To raise awareness and increase environmental awareness, every year, on April 22, World Earth Day is celebrated, the largest mobilization on the planet, born in 1970 in America, which inspired 20 million Americans – at the time, 10% of the total population of the United States – to take to the streets, parks and auditoriums to demonstrate against the impact of 150 years of industrial development that had left a growing legacy serious consequences for human health.

In the context of the 56th edition of Earth Day, the theme “Our Power, Our Planet” invites us to reflect on how the technologies at our disposal can be used responsibly to reduce the environmental impact of industrial activities.

In the world of WEEE recycling – and in particular electronic boards (PCBs) – this “power” takes shape through advanced automated plants, capable of transforming complex waste into valuable resources, reducing dependence on virgin raw materials and concretely contributing to the transition to a circular economy.

Electronic boards: from critical waste to strategic resource
Electronic boards represent one of the most complex fractions of electronic waste. They contain high-value materials such as gold, silver, copper and palladium, as well as components and combinations of materials that are difficult to treat using traditional methods.

Without advanced industrial processes, the risk is twofold: loss of precious resources and high environmental impacts linked to inefficient disposal or unsustainable practices.
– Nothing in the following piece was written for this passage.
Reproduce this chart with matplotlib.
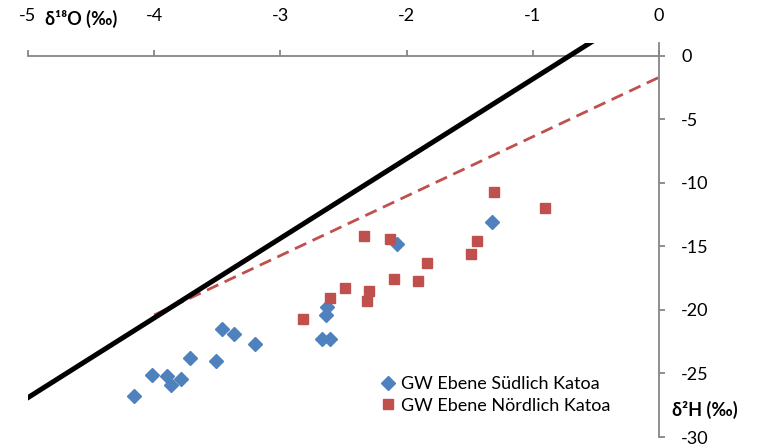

And that’s where automation comes in.

Our Power: Automation as an Enabler of Advanced PCB Recycling
The RE4M – Recycling 4 Manufacturing plant  was created to respond to this complexity through a fully automated system, designed for the valorization of the materials contained in the electronic boards.

Thanks to a thermomechanical process, the components are separated from the PCBs in a controlled and repeatable way and, the subsequent selection and separation phases make it possible to obtain fractions also intended for the direct refining of precious metals through hydrometallurgy processes.

Through industrial automation, heterogeneous waste streams are thus managed in a stable way, the precision of treatment increases and the dispersion of materials is reduced.

Consistent quality of the secondary raw material
For the circular economy to work, it is not enough to recover materials: it is essential to guarantee their quality.

The automated processes of the RE4M plant make it possible to:
– Obtain high quality secondary raw material
– Maintain constant standards over time
– Improve the reliability of the recovered material for new production cycles

This approach makes the recycling of electronic boards not only environmentally virtuous, but also industrially and commercially sustainable.

In addition, the availability of data transforms automation into a tool for continuous improvement, reducing waste and unnecessary energy.

Our Planet, reducing the impact
The efficient recovery of precious metals from electronic boards represents a concrete alternative to the extraction of new natural resources, often characterized by a high environmental impact.

Thanks to highly efficient automated processes:
– the amount of WEEE destined for disposal is reduced
– the overall environmental impact is limited
– a virtuous cycle is created in which waste becomes resources

The recycling of electronic boards thus becomes a strategic lever for the protection of the planet and the theme of World Earth Day finds one of its most concrete declinations in the recycling of electronic boards.

The RE4M plant demonstrates how technology can transform complex waste into valuable secondary raw materials, reducing environmental impact and supporting a true circular economy.

At Osai GreenTech, technological innovation is not an end in itself, but a concrete tool to use our industrial power responsibly, for the benefit of the planet.